High Island Reservoir from the west

            Before work could begin on the main dams, two cofferdams were built, to hold back the sea and create dry land behind them. These were also retained as protective structures, While the western dam faced the sheltered waters of Port Shelter, the east dam was exposed to the South China Sea – and to the full force of waves crashing inshore during typhoons. These waves could be up to 12 metres high, and to counter them, the engineers used a new South African invention: dolosse.

            Dolosse are huge concrete blocks – those at High Island Reservoir weigh 25 tonnes each – and are shaped rather like a letter “H” with one side twisted by 90 degrees. They were invented in the 1960s by a South African engineer who wanted to protect a harbour using shapes that would interlock yet could be “sprinkled” into place. He thought of dolosse – which till then were South African children’s toys made of goat or sheep knucklebones, and when he used the concrete shapes to armour his breakwater they indeed absorbed the force of waves: “When high seas hit them, the water all but disappeared—no slaps like thunder, no geysers in the air,” wrote John McPhee in Giving Good Weight.

            Some 7000 dolosse were used to armour the eastern cofferdam.

            With the cofferdams in place, work began on the main dams, initially involving clearing the construction sites to the bedrock. Once completed, the east dam was 486 metres long and 106 metres high; the west dam was 753 metres long and 101 metres high. The High Island Reservoir scheme also included 40 kilometres of tunnels, including a tunnel from Pak Tam Chung to a treatment works in Sha Tin. Construction began in 1971, and the reservoir opened seven years later. It catches and stores rain falling on an area of 70 square kilometres over Sai Kung, Ma On Shan and Sha Tin, and can store 281 million cubic metres of water.
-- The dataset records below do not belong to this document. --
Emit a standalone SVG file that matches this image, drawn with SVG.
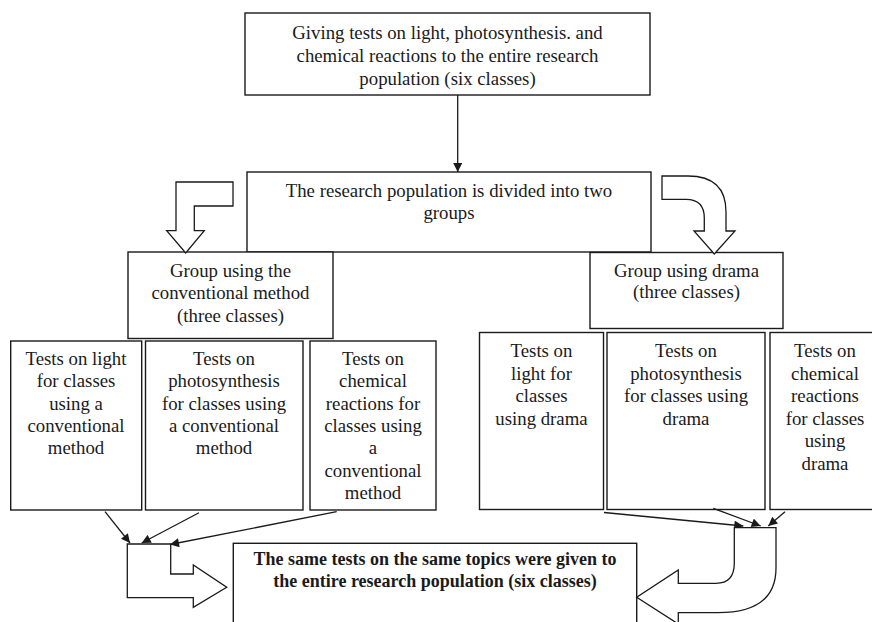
<svg xmlns="http://www.w3.org/2000/svg" width="872" height="622" viewBox="0 0 872 622" font-family="'Liberation Serif', 'Times New Roman', serif">
<style>
.box{fill:#fff;stroke:#1a1a1a;stroke-width:1.4}
.hol{fill:#fff;stroke:#1a1a1a;stroke-width:1.3;stroke-linejoin:miter}
.ln{fill:none;stroke:#1a1a1a;stroke-width:1.3}
text{font-family:'Liberation Serif','Times New Roman',serif;font-size:18.8px;fill:#1a1a1a;text-anchor:middle}
.b{font-weight:bold;font-size:18px}
</style>
<defs>
<marker id="ah" viewBox="0 0 10 10" refX="10" refY="5" markerWidth="10" markerHeight="9" markerUnits="userSpaceOnUse" orient="auto">
<path d="M0,0 L10,5 L0,10 Z" fill="#1a1a1a"/>
</marker>
</defs>
<rect width="872" height="622" fill="#fff"/>
<g id="n-top">
<rect class="box" x="245" y="13" width="405" height="82"/>
<text x="447.5" y="39">Giving tests on light, photosynthesis. and</text>
<text x="447.5" y="62">chemical reactions to the entire research</text>
<text x="447.5" y="85">population (six classes)</text>
</g>
<g id="n-divided">
<rect class="box" x="247" y="172" width="404" height="80"/>
<text x="449" y="197">The research population is divided into two</text>
<text x="449" y="219">groups</text>
</g>
<g id="n-conv">
<rect class="box" x="128" y="252" width="205" height="86.5"/>
<text x="230.5" y="277">Group using the</text>
<text x="230.5" y="299">conventional method</text>
<text x="230.5" y="322">(three classes)</text>
</g>
<g id="n-drama">
<rect class="box" x="590" y="252.5" width="193" height="76"/>
<text x="686.5" y="277">Group using drama</text>
<text x="686.5" y="298">(three classes)</text>
</g>
<g id="n-c1">
<rect class="box" x="10.7" y="341" width="131" height="169"/>
<text x="76" y="365">Tests on light</text>
<text x="76" y="387.3">for classes</text>
<text x="76" y="409.6">using a</text>
<text x="76" y="431.9">conventional</text>
<text x="76" y="454.2">method</text>
</g>
<g id="n-c2">
<rect class="box" x="145.5" y="341" width="157.5" height="169"/>
<text x="224" y="365">Tests on</text>
<text x="224" y="387.3">photosynthesis</text>
<text x="224" y="409.6">for classes using</text>
<text x="224" y="431.9">a conventional</text>
<text x="224" y="454.2">method</text>
</g>
<g id="n-c3">
<rect class="box" x="310" y="341" width="126" height="169"/>
<text x="373" y="365">Tests on</text>
<text x="373" y="387.3">chemical</text>
<text x="373" y="409.6">reactions for</text>
<text x="373" y="431.9">classes using</text>
<text x="373" y="454.2">a</text>
<text x="373" y="476.5">conventional</text>
<text x="373" y="498.8">method</text>
</g>
<g id="n-d1">
<rect class="box" x="479.5" y="332.5" width="124" height="177"/>
<text x="541.5" y="357">Tests on</text>
<text x="541.5" y="379.5">light for</text>
<text x="541.5" y="402">classes</text>
<text x="541.5" y="424.5">using drama</text>
</g>
<g id="n-d2">
<rect class="box" x="607" y="332.5" width="158" height="177"/>
<text x="686" y="357">Tests on</text>
<text x="686" y="379.5">photosynthesis</text>
<text x="686" y="402">for classes using</text>
<text x="686" y="424.5">drama</text>
</g>
<g id="n-d3">
<rect class="box" x="770" y="332.5" width="110" height="177"/>
<text x="825" y="357">Tests on</text>
<text x="825" y="379.5">chemical</text>
<text x="825" y="402">reactions</text>
<text x="825" y="424.5">for classes</text>
<text x="825" y="447">using</text>
<text x="825" y="469.5">drama</text>
</g>
<g id="n-bottom">
<rect class="box" x="233.3" y="543.3" width="403.4" height="90"/>
<text class="b" x="435" y="565">The same tests on the same topics were given to</text>
<text class="b" x="435" y="587">the entire research population (six classes)</text>
</g>
<g id="connectors">
<line class="ln" x1="457.7" y1="95" x2="457.7" y2="172" marker-end="url(#ah)"/>
<path class="hol" d="M176,182 L233,182 L233,206 L194.3,206 L194.3,230.7 L204.3,230.7 L185.7,253 L166.7,230.7 L176,230.7 Z"/>
<path class="hol" d="M662,176 L688,176 Q726,176 726,212 L726,231 L735,231 L714.3,254 L694,231 L704.3,231 L704.3,218 Q704.3,199.3 686,199.3 L662,199.3 Z"/>
<line class="ln" x1="105" y1="511.7" x2="130" y2="543" marker-end="url(#ah)"/>
<line class="ln" x1="199" y1="512.7" x2="141.7" y2="543" marker-end="url(#ah)"/>
<line class="ln" x1="336.7" y1="511.7" x2="170" y2="544.5" marker-end="url(#ah)"/>
<path class="hol" d="M127.3,544 L170.7,544 L170.7,574 L193.3,574 L193.3,565 L226.7,587.3 L193.3,607.3 L193.3,597.7 L127.3,597.7 Z"/>
<line class="ln" x1="604" y1="512.5" x2="743.3" y2="526" marker-end="url(#ah)"/>
<line class="ln" x1="713.3" y1="508.3" x2="760.7" y2="526" marker-end="url(#ah)"/>
<line class="ln" x1="785" y1="511.7" x2="768.3" y2="526" marker-end="url(#ah)"/>
<path class="hol" d="M734.3,527.7 L776,527.7 L776,568 Q776,612.7 718,612.7 L678.3,612.7 L678.3,624 L636.7,597.3 L678.3,570 L678.3,583.3 L716,583.3 Q734.3,583.3 734.3,563 Z"/>
</g>
</svg>
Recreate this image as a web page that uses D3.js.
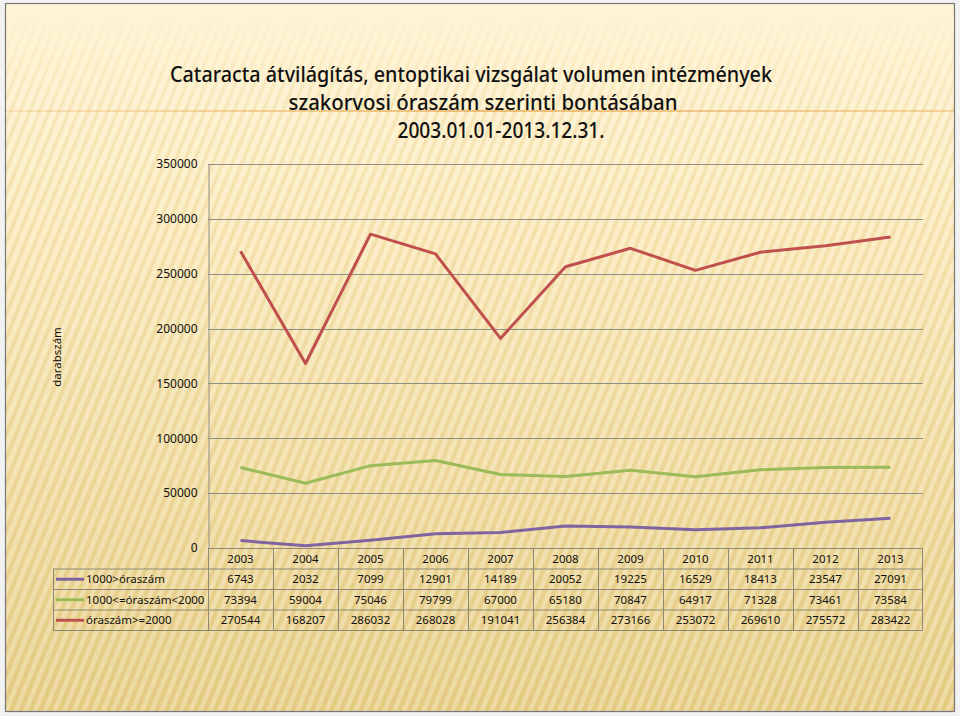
<!DOCTYPE html>
<html>
<head>
<meta charset="utf-8">
<script src="https://cdn.jsdelivr.net/npm/d3@7"></script>
<style>
  html, body { margin: 0; padding: 0; background: #f2f2f2; }
  svg { display: block; }
  text { font-family: "Noto Sans", "Open Sans", sans-serif; fill: #111; }
</style>
</head>
<body>
<svg id="chart" width="960" height="716"></svg>
<script>
var years = ["2003", "2004", "2005", "2006", "2007", "2008", "2009", "2010", "2011", "2012", "2013"];
var seriesNames = ["1000>óraszám", "1000<=óraszám<2000", "óraszám>=2000"];
var seriesColors = ["#8064a2", "#9bbb59", "#c0504d"];
var under1000 = [6743, 2032, 7099, 12901, 14189, 20052, 19225, 16529, 18413, 23547, 27091];
var from1000to2000 = [73394, 59004, 75046, 79799, 67000, 65180, 70847, 64917, 71328, 73461, 73584];
var over2000 = [270544, 168207, 286032, 268028, 191041, 256384, 273166, 253072, 269610, 275572, 283422];
var yTicks = [0, 50000, 100000, 150000, 200000, 250000, 300000, 350000];
var titleLines = [
  "Cataracta átvilágítás, entoptikai vizsgálat  volumen intézmények",
  "szakorvosi óraszám szerinti bontásában",
  "2003.01.01-2013.12.31."
];
var yTitle = "darabszám";

var series = [under1000, from1000to2000, over2000];

var svg = d3.select("#chart");
var defs = svg.append("defs");

// background gradient
var grad = defs.append("linearGradient").attr("id", "bg").attr("x1", 0).attr("y1", 0).attr("x2", 0).attr("y2", 1);
grad.append("stop").attr("offset", "0").attr("stop-color", "#fff5d6");
grad.append("stop").attr("offset", "0.25").attr("stop-color", "#fcecbf");
grad.append("stop").attr("offset", "1").attr("stop-color", "#e8d08a");

// diagonal stripes
var pat = defs.append("pattern").attr("id", "stripes").attr("patternUnits", "userSpaceOnUse")
  .attr("width", 9).attr("height", 9).attr("patternTransform", "rotate(22)");
pat.append("rect").attr("width", 4).attr("height", 9).attr("fill", "#ffffff").attr("opacity", 0.22);
pat.append("rect").attr("x", 5).attr("width", 3).attr("height", 9).attr("fill", "#b08a30").attr("opacity", 0.09);

var fade = defs.append("linearGradient").attr("id", "stripeFade").attr("x1", 0).attr("y1", 0).attr("x2", 0).attr("y2", 1);
fade.append("stop").attr("offset", "0").attr("stop-color", "#fff").attr("stop-opacity", 0);
fade.append("stop").attr("offset", "0.15").attr("stop-color", "#fff").attr("stop-opacity", 1);
fade.append("stop").attr("offset", "1").attr("stop-color", "#fff").attr("stop-opacity", 1);
defs.append("mask").attr("id", "fadeMask")
  .append("rect").attr("width", 960).attr("height", 716).attr("fill", "url(#stripeFade)");

var orangeGrad = defs.append("linearGradient").attr("id", "orange").attr("x1", 0).attr("x2", 1);
orangeGrad.append("stop").attr("offset", "0").attr("stop-color", "#e8a850").attr("stop-opacity", 0.2);
orangeGrad.append("stop").attr("offset", "0.5").attr("stop-color", "#e8a850").attr("stop-opacity", 0.7);
orangeGrad.append("stop").attr("offset", "1").attr("stop-color", "#e8a850").attr("stop-opacity", 0.4);

svg.append("rect").attr("x", 5).attr("y", 3).attr("width", 950).attr("height", 709)
  .attr("fill", "url(#bg)");
svg.append("rect").attr("x", 5).attr("y", 3).attr("width", 950).attr("height", 709)
  .attr("fill", "url(#stripes)").attr("mask", "url(#fadeMask)");
svg.append("rect").attr("x", 6).attr("y", 110).attr("width", 948).attr("height", 2)
  .attr("fill", "url(#orange)");
svg.append("rect").attr("x", 5.5).attr("y", 3.5).attr("width", 949).attr("height", 708)
  .attr("fill", "none").attr("stroke", "#777").attr("stroke-width", 1.2);

// title
var titleX = [471, 483, 501];
var titleW = [602, 389, 207];
svg.append("g").selectAll("text").data(titleLines).join("text")
  .attr("x", function(d, i) { return titleX[i]; })
  .attr("y", function(d, i) { return 82 + i * 28; })
  .attr("text-anchor", "middle")
  .attr("font-size", 21)
  .attr("font-weight", 500)
  .attr("textLength", function(d, i) { return titleW[i]; })
  .attr("lengthAdjust", "spacingAndGlyphs")
  .text(function(d) { return d; });

// scales
var x = d3.scaleBand().domain(years).range([208, 923]);
var y = d3.scaleLinear().domain([0, 350000]).range([548, 164]);

// gridlines
svg.append("g").selectAll("line").data(yTicks.filter(function(t) { return t > 0; })).join("line")
  .attr("x1", 208).attr("x2", 923)
  .attr("y1", function(d) { return Math.round(y(d)) + 0.5; })
  .attr("y2", function(d) { return Math.round(y(d)) + 0.5; })
  .attr("stroke", "#8f8f86").attr("stroke-width", 1);

// y axis
var yAxis = d3.axisLeft(y).tickValues(yTicks).tickSize(0).tickPadding(11).tickFormat(d3.format("d"));
var yg = svg.append("g").attr("transform", "translate(208.5,0)").call(yAxis);
yg.select(".domain").attr("stroke", "#8f8f86");
yg.selectAll("text").attr("font-size", 12).attr("fill", "#111")
  .attr("font-family", "'Noto Sans', sans-serif");

svg.append("text").attr("transform", "translate(61,357) rotate(-90)")
  .attr("text-anchor", "middle").attr("font-size", 11.5).text(yTitle);

// lines
var line = d3.line()
  .x(function(d, i) { return x(years[i]) + x.bandwidth() / 2; })
  .y(function(d) { return y(d); });
svg.append("g").selectAll("path").data(series).join("path")
  .attr("d", line)
  .attr("fill", "none")
  .attr("stroke", function(d, i) { return seriesColors[i]; })
  .attr("stroke-width", 3)
  .attr("stroke-linejoin", "round");

// data table
var rowTop = 548, headH = 21, rowH = 20.5, legendLeft = 53;
var tableBottom = rowTop + headH + rowH * 3;
var tg = svg.append("g").attr("stroke", "#8f8a76").attr("stroke-width", 1).attr("fill", "none");
tg.append("line").attr("x1", 208).attr("x2", 923).attr("y1", rowTop + 0.5).attr("y2", rowTop + 0.5);
[0, 1, 2, 3].forEach(function(r) {
  var yy = rowTop + headH + r * rowH;
  tg.append("line").attr("x1", legendLeft).attr("x2", 923).attr("y1", yy).attr("y2", yy);
});
tg.append("line").attr("x1", legendLeft + 0.5).attr("x2", legendLeft + 0.5)
  .attr("y1", rowTop + headH).attr("y2", tableBottom);
years.forEach(function(yr) {
  var xx = Math.round(x(yr)) + 0.5;
  tg.append("line").attr("x1", xx).attr("x2", xx).attr("y1", rowTop).attr("y2", tableBottom);
});
tg.append("line").attr("x1", 922.5).attr("x2", 922.5).attr("y1", rowTop).attr("y2", tableBottom);

svg.append("g").selectAll("text").data(years).join("text")
  .attr("x", function(d) { return x(d) + x.bandwidth() / 2; })
  .attr("y", rowTop + headH / 2 + 4)
  .attr("text-anchor", "middle").attr("font-size", 11.5)
  .text(function(d) { return d; });

series.forEach(function(vals, si) {
  var cy = rowTop + headH + si * rowH + rowH / 2;
  svg.append("line").attr("x1", 56).attr("x2", 84).attr("y1", cy).attr("y2", cy)
    .attr("stroke", seriesColors[si]).attr("stroke-width", 3);
  svg.append("text").attr("x", 86).attr("y", cy + 4).attr("font-size", 11.5).text(seriesNames[si]);
  svg.append("g").selectAll("text").data(vals).join("text")
    .attr("x", function(d, i) { return x(years[i]) + x.bandwidth() / 2; })
    .attr("y", cy + 4)
    .attr("text-anchor", "middle").attr("font-size", 11.5)
    .text(function(d) { return d; });
});
</script>
</body>
</html>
            Ten villages were affected by the project – some were submerged, others had far less water available for agriculture. Though the government relocated 300 to 400 people to Sai Kung, and to Sam Mun Tsai New Village, and paid some compensation for land, the villages were unhappy as the project impaired their traditional rights and the compensation was only a fraction of the market value.

            Plants and shells were found as the construction sites were excavated. There were logs and nuts that were over 40,000 years old, showing there was then a tropical oak forest here. There were also remains from 8000-year old mangrove swamps.

Flora and Fauna

After the Second World War, work began on reforesting hillsides that had been cleared during centuries of human occupation. Sai Kung village communities were especially cooperative, and by 1952 the Sai Kung Peninsula was being transformed into one of Hong Kong’s most beautiful forest areas. 

A key species planted was Chinese Red Pine Pinus massoniana, but by the 1970s many of the pines were killed by nematode parasites carried by beetles. Broadleaf trees have grown in their place, so there are now expanses of young woodland with native species such as Chinese Tallow Tree Sapium sebiferum, Machilus species, Fragrant Litsea Litsea cubeba, Lance-leaved Sterculia Sterculia lanceolata and Ivy TreeSchefflera heptaphylla.

The grassland, scrub and secondary woodland are home to fair numbers of larger animals such as Wild Boar, Masked Palm Civets, Small Asian Porcupines Hystrix brachyura, Leopard Cats Felis bengalensis and Burmese Pythons Python molurus bivittatus. This is not, however, a perfect sanctuary, as shown by reports of people from mainland China uprooting and stealing Buddhist Pines Podocarpus macrophyllus from the Sai Kung Peninusula. 

Marine life is diverse, including hard corals – which in the relatively clear, oceanic waters of Long Ke Wan are found at depths down to ten metres.